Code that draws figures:

## START

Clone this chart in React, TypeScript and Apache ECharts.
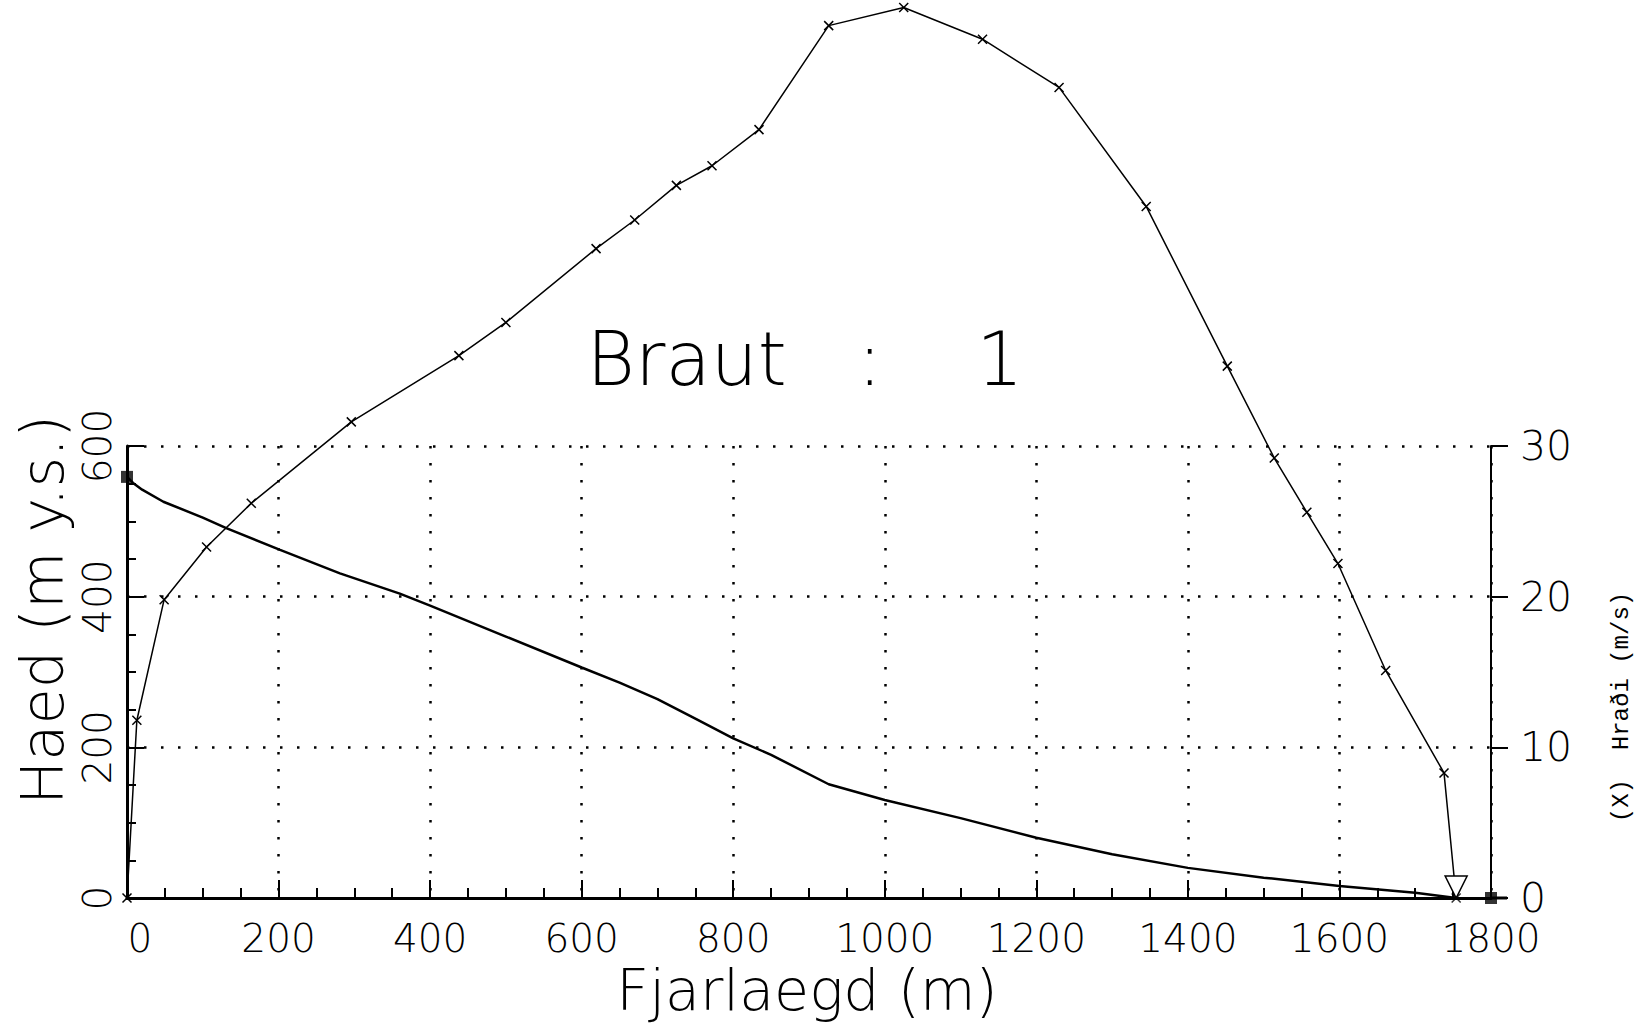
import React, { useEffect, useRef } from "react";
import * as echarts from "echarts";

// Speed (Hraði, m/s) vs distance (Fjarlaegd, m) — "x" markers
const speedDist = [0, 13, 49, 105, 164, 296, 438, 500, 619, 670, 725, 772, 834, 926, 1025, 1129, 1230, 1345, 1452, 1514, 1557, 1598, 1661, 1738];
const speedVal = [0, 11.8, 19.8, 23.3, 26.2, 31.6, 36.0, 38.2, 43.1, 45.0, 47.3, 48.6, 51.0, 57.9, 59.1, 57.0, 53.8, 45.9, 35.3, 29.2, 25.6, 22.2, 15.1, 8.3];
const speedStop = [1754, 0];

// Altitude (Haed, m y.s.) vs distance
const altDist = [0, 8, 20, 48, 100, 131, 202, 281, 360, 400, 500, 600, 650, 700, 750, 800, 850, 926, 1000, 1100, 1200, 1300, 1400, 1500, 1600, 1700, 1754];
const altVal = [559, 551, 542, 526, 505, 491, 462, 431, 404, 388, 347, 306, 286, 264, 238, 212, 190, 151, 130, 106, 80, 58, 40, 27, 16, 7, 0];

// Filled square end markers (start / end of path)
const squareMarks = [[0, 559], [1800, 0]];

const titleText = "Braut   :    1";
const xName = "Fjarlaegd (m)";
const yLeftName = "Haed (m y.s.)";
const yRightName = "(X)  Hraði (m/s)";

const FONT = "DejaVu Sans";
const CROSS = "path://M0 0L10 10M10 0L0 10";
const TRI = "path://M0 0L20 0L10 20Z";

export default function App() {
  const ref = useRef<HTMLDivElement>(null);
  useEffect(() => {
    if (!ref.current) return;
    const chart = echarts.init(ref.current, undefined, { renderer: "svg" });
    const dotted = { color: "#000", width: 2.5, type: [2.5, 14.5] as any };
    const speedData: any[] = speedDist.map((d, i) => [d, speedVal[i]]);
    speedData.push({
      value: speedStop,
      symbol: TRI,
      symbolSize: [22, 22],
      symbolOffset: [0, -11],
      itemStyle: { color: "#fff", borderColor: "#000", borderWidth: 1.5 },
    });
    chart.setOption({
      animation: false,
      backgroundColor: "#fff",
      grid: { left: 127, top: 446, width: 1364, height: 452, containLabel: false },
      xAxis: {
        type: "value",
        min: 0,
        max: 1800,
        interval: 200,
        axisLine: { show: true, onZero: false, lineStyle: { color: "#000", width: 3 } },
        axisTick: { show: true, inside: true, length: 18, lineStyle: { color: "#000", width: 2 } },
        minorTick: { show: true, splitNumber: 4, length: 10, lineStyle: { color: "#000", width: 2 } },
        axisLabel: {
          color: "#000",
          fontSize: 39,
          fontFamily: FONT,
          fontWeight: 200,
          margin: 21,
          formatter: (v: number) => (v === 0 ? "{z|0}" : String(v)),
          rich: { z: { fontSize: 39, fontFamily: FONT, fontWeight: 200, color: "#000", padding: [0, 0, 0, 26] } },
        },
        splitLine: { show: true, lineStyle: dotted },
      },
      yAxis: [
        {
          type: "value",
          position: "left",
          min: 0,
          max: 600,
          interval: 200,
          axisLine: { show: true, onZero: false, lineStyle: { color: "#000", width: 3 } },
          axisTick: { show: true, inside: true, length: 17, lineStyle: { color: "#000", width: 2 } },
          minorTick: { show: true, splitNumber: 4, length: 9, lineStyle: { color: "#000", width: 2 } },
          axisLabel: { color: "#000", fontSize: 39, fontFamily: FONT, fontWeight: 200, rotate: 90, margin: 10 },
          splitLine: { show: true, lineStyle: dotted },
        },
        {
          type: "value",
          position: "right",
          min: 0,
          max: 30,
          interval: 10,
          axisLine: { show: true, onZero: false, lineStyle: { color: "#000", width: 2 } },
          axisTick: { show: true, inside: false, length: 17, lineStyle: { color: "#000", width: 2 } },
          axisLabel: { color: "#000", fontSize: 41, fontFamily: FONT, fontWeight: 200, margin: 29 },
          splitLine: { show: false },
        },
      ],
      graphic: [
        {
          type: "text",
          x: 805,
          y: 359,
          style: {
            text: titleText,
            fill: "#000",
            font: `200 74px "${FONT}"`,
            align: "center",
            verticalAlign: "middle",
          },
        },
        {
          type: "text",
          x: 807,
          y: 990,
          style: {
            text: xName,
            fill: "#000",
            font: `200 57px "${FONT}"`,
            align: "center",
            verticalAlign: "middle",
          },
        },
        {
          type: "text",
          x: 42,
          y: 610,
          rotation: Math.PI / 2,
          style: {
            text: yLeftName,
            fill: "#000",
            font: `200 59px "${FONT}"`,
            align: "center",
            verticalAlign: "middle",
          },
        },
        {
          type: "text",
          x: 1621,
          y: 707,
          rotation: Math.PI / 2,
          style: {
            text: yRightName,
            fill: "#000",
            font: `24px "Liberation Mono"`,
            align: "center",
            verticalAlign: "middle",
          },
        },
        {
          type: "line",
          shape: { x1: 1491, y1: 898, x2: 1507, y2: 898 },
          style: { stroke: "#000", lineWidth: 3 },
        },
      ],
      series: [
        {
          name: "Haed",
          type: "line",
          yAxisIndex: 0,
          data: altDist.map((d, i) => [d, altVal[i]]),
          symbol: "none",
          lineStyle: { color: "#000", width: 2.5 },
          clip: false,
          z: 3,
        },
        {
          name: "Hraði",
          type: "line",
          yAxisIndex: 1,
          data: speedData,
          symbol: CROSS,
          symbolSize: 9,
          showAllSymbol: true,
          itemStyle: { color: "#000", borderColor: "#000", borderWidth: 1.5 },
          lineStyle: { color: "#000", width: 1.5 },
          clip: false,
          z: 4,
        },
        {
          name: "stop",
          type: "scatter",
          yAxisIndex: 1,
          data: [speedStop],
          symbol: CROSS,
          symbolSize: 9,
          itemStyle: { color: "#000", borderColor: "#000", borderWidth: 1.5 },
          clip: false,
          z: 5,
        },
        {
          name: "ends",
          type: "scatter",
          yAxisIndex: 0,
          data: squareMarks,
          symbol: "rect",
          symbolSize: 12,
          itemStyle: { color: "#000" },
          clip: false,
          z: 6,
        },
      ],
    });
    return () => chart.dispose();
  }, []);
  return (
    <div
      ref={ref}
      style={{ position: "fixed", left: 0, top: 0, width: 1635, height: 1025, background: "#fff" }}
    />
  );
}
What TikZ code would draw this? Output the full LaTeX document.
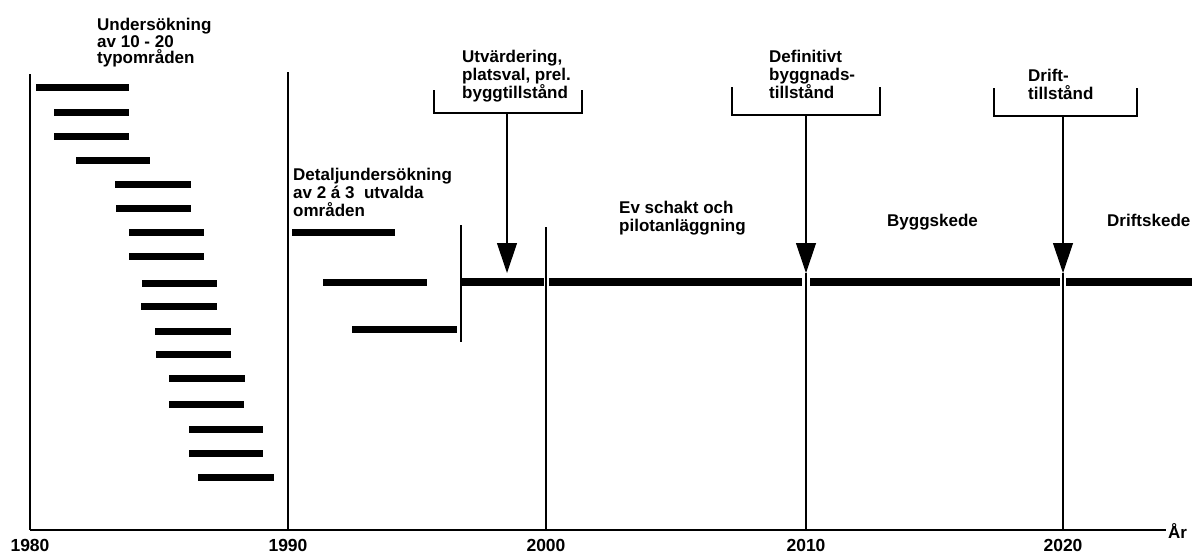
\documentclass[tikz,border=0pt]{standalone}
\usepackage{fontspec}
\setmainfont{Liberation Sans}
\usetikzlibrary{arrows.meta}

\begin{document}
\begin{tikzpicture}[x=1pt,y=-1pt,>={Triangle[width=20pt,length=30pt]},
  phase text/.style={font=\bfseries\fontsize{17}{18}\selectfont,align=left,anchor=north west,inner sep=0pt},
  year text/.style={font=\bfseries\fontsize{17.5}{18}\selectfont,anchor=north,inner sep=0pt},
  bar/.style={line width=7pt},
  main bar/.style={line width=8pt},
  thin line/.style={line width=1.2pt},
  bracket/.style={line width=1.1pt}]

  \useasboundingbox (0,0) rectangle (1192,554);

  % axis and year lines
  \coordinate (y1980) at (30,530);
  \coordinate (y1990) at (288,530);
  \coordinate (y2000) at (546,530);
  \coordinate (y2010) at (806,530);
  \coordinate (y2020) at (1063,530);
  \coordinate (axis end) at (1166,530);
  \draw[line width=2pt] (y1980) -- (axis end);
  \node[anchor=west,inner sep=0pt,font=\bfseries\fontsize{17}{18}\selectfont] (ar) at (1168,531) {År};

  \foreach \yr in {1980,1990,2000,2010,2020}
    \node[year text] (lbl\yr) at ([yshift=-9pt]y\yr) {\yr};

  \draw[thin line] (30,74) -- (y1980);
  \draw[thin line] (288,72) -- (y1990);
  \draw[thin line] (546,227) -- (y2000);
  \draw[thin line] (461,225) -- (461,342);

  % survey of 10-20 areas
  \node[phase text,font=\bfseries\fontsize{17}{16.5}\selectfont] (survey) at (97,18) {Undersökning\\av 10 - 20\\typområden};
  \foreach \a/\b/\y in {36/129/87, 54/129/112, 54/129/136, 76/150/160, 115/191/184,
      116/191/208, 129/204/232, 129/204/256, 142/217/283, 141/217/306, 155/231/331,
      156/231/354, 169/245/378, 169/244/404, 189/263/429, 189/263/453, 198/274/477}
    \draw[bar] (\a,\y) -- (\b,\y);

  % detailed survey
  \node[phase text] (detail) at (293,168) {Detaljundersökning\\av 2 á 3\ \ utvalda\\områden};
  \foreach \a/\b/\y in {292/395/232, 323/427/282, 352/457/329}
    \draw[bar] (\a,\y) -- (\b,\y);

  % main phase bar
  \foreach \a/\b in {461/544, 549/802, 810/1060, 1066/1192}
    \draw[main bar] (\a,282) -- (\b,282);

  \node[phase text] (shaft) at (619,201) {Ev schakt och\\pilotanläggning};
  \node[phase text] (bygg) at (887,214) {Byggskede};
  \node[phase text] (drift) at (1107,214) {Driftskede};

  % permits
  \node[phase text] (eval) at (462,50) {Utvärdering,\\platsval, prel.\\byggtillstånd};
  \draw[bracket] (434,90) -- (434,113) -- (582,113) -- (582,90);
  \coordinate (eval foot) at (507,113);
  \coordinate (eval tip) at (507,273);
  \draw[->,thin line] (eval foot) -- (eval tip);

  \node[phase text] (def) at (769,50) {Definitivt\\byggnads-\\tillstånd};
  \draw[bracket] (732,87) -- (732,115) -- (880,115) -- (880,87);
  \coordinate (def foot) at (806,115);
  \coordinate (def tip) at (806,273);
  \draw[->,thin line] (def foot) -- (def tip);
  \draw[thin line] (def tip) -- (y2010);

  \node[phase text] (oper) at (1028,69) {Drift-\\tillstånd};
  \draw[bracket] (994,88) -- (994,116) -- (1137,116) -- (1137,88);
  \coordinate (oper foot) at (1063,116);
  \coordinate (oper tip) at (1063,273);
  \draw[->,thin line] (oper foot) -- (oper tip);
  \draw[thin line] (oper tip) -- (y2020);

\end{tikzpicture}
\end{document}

## END

- [Stated problem] Only the lines from the one containing "What TikZ code" down to the one containing "(461,225) -- (461,342);" should be copied, exactly and with both ends kept. Drop the pictures.

- [Completed task]
What TikZ code would draw this? Output the full LaTeX document.
\documentclass[tikz,border=0pt]{standalone}
\usepackage{fontspec}
\setmainfont{Liberation Sans}
\usetikzlibrary{arrows.meta}

\begin{document}
\begin{tikzpicture}[x=1pt,y=-1pt,>={Triangle[width=20pt,length=30pt]},
  phase text/.style={font=\bfseries\fontsize{17}{18}\selectfont,align=left,anchor=north west,inner sep=0pt},
  year text/.style={font=\bfseries\fontsize{17.5}{18}\selectfont,anchor=north,inner sep=0pt},
  bar/.style={line width=7pt},
  main bar/.style={line width=8pt},
  thin line/.style={line width=1.2pt},
  bracket/.style={line width=1.1pt}]

  \useasboundingbox (0,0) rectangle (1192,554);

  % axis and year lines
  \coordinate (y1980) at (30,530);
  \coordinate (y1990) at (288,530);
  \coordinate (y2000) at (546,530);
  \coordinate (y2010) at (806,530);
  \coordinate (y2020) at (1063,530);
  \coordinate (axis end) at (1166,530);
  \draw[line width=2pt] (y1980) -- (axis end);
  \node[anchor=west,inner sep=0pt,font=\bfseries\fontsize{17}{18}\selectfont] (ar) at (1168,531) {År};

  \foreach \yr in {1980,1990,2000,2010,2020}
    \node[year text] (lbl\yr) at ([yshift=-9pt]y\yr) {\yr};

  \draw[thin line] (30,74) -- (y1980);
  \draw[thin line] (288,72) -- (y1990);
  \draw[thin line] (546,227) -- (y2000);
  \draw[thin line] (461,225) -- (461,342);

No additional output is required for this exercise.